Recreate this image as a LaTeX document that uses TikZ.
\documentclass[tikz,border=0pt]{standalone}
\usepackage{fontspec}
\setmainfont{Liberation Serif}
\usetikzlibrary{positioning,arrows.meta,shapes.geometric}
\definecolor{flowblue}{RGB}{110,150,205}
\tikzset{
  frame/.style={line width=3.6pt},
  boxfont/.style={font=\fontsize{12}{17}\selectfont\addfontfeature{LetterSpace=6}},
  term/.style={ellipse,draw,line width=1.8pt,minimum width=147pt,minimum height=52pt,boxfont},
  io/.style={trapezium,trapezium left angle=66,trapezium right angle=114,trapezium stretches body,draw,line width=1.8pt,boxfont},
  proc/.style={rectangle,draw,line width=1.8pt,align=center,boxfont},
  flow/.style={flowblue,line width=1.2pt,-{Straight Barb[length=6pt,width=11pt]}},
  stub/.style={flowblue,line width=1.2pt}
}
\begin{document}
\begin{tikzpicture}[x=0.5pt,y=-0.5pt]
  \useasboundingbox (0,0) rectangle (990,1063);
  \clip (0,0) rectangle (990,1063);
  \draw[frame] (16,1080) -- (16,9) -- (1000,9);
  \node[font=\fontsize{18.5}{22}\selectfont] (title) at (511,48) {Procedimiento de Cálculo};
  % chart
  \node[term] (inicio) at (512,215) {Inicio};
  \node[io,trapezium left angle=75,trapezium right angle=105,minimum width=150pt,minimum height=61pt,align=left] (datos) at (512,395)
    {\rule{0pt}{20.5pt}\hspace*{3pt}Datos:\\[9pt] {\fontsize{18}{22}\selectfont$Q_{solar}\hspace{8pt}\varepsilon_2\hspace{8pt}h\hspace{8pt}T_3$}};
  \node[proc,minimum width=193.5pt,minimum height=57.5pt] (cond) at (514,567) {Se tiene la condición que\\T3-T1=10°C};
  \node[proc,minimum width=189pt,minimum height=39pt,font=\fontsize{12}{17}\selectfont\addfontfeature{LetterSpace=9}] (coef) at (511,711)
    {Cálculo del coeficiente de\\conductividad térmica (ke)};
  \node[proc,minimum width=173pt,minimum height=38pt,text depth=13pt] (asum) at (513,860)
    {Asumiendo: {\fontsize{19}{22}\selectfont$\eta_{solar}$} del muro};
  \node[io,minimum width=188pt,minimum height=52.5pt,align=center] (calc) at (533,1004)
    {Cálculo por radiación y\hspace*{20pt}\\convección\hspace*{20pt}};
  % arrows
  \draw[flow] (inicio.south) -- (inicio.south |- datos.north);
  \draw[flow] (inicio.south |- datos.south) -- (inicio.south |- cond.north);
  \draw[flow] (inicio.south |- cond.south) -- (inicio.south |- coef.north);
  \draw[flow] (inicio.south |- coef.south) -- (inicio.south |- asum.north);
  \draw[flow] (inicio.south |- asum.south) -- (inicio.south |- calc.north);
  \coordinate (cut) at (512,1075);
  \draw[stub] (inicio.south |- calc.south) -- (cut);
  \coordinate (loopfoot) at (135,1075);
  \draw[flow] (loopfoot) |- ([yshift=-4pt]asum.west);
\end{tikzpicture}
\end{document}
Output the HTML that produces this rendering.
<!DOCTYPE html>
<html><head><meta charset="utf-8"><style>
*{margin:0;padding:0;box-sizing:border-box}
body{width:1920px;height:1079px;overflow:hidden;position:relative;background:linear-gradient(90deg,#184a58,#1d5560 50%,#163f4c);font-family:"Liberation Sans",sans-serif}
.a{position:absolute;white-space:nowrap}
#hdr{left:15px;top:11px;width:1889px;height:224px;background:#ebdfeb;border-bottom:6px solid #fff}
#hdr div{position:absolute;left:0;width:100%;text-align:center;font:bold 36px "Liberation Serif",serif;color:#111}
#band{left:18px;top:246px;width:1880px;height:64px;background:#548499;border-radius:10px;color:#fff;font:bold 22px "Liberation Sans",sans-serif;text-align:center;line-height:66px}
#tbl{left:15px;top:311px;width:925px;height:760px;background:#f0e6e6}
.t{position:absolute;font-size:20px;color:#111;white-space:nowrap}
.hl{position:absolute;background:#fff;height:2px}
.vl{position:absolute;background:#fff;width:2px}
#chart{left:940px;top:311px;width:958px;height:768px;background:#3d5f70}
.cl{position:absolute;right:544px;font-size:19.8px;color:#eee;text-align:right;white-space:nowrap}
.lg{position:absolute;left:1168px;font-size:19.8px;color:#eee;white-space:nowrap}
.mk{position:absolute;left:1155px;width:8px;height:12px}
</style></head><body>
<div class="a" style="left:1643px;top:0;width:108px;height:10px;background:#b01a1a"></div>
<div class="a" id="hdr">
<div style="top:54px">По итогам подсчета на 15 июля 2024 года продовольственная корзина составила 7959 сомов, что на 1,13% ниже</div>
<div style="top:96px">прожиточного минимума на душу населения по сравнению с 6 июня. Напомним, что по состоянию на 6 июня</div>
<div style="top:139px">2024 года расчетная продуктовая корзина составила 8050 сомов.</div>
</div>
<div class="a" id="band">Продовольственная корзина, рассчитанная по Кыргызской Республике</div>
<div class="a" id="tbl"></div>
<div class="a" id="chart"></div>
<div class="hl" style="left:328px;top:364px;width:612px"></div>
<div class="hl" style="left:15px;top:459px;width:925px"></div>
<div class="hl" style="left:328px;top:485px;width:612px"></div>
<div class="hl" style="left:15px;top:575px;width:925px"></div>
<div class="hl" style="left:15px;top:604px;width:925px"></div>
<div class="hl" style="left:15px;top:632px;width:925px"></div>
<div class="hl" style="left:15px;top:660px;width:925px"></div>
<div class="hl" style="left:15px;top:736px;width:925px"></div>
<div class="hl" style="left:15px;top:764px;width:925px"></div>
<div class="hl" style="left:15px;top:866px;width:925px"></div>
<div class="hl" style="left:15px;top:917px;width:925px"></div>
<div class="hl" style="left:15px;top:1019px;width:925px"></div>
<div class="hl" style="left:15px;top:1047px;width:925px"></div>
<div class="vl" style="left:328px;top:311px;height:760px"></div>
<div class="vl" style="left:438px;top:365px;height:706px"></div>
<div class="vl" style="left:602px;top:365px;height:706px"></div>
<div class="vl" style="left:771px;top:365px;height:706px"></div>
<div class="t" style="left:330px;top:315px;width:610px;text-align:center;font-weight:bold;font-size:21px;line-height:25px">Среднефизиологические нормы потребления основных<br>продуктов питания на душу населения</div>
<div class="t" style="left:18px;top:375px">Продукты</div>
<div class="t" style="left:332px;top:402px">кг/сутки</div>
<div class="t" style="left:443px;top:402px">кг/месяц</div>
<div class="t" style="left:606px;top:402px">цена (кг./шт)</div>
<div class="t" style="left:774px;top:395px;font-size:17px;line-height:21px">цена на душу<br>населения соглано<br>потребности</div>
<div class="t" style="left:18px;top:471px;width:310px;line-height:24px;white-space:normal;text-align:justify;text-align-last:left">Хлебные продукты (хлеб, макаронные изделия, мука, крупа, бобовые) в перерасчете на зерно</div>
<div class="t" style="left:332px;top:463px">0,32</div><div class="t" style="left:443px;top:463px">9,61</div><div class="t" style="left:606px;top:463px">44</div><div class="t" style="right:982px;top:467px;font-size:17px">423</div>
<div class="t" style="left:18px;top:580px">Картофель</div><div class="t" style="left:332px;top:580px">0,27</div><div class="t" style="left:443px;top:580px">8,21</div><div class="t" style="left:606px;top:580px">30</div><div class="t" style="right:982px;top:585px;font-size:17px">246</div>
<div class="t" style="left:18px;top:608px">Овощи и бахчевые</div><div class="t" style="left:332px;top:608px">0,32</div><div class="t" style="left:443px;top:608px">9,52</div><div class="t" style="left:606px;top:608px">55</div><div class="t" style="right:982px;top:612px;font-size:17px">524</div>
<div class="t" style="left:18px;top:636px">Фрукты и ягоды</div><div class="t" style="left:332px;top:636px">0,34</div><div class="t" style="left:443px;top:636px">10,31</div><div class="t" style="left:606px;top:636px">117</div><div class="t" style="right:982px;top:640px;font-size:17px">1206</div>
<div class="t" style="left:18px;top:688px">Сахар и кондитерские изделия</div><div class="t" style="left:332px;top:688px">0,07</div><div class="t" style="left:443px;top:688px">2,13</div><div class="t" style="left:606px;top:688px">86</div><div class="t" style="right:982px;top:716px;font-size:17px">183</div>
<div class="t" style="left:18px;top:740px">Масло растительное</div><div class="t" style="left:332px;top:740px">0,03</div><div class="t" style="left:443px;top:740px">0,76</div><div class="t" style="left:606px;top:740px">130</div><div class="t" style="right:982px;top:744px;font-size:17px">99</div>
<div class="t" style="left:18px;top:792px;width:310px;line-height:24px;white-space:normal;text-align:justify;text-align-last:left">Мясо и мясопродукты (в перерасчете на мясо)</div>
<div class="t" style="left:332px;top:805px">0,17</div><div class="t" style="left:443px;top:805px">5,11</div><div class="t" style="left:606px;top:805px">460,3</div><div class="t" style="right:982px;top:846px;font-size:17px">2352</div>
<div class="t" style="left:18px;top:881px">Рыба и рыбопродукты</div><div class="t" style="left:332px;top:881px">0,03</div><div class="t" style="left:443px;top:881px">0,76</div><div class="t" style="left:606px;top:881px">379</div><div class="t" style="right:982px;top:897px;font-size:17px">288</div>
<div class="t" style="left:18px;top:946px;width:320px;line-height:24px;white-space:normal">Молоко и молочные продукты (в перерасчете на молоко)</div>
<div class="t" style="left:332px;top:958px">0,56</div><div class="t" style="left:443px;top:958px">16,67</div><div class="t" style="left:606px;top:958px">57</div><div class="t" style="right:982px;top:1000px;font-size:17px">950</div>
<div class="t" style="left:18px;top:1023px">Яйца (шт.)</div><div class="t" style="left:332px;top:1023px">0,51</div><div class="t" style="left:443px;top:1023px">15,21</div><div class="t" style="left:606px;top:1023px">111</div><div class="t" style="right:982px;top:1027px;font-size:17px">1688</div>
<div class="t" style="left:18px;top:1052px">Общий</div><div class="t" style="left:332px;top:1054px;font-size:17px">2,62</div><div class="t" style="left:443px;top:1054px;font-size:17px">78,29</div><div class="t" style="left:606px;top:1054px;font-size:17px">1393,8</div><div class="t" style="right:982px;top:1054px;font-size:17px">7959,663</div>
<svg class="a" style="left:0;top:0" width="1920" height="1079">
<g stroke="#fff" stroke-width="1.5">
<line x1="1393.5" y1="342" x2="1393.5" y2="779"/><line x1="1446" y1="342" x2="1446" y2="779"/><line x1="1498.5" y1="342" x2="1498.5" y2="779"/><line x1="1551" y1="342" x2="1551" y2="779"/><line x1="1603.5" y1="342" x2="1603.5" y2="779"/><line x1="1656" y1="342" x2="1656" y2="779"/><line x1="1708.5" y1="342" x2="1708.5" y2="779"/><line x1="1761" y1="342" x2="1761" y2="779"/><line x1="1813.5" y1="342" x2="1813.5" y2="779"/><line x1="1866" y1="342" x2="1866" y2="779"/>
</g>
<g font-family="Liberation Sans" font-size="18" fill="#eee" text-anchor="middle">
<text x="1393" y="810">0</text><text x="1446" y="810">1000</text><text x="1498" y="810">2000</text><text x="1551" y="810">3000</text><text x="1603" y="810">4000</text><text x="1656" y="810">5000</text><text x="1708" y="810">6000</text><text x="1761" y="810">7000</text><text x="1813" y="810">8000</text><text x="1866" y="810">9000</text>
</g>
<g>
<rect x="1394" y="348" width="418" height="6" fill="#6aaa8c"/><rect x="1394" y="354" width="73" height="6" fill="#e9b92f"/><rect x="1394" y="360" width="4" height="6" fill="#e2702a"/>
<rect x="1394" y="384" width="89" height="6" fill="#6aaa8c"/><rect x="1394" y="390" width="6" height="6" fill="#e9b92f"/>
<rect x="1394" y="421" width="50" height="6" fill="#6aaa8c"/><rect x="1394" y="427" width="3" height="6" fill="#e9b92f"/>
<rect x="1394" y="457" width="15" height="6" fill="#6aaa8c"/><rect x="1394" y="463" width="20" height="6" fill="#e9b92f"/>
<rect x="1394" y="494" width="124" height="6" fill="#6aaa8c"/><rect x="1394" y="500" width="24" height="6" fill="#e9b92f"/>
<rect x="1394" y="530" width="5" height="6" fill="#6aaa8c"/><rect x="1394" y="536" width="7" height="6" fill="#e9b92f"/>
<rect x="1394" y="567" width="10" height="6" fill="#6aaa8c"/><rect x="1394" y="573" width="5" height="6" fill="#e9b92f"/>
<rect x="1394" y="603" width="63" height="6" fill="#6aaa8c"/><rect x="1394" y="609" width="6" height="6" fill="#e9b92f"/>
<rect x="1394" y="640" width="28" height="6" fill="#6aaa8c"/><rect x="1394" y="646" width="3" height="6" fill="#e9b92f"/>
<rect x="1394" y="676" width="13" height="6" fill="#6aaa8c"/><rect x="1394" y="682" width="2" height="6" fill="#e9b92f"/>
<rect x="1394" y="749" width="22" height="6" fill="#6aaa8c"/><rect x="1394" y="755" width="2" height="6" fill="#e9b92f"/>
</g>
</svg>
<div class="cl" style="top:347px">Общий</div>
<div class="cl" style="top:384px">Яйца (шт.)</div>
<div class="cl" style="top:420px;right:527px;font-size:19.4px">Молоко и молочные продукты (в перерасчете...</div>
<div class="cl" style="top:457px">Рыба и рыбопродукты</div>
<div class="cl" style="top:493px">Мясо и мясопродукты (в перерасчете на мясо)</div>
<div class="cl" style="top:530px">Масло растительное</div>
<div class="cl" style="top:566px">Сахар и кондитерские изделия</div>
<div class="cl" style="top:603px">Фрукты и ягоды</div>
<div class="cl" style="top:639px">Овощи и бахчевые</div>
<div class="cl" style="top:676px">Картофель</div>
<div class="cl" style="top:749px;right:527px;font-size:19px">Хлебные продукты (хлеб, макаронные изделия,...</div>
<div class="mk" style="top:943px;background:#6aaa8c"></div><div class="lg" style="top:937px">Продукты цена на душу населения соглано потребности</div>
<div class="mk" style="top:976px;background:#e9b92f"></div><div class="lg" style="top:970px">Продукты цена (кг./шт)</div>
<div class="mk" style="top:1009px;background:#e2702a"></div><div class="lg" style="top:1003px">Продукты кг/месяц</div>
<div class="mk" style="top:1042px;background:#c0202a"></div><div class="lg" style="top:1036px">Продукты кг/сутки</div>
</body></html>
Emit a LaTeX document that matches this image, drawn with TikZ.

————

## WHAT TO PRODUCE
Where a line contains the string "this", extract that line.

## REPLY TO THE TASK
Recreate this image as a LaTeX document that uses TikZ.
Output the HTML that produces this rendering.
Emit a LaTeX document that matches this image, drawn with TikZ.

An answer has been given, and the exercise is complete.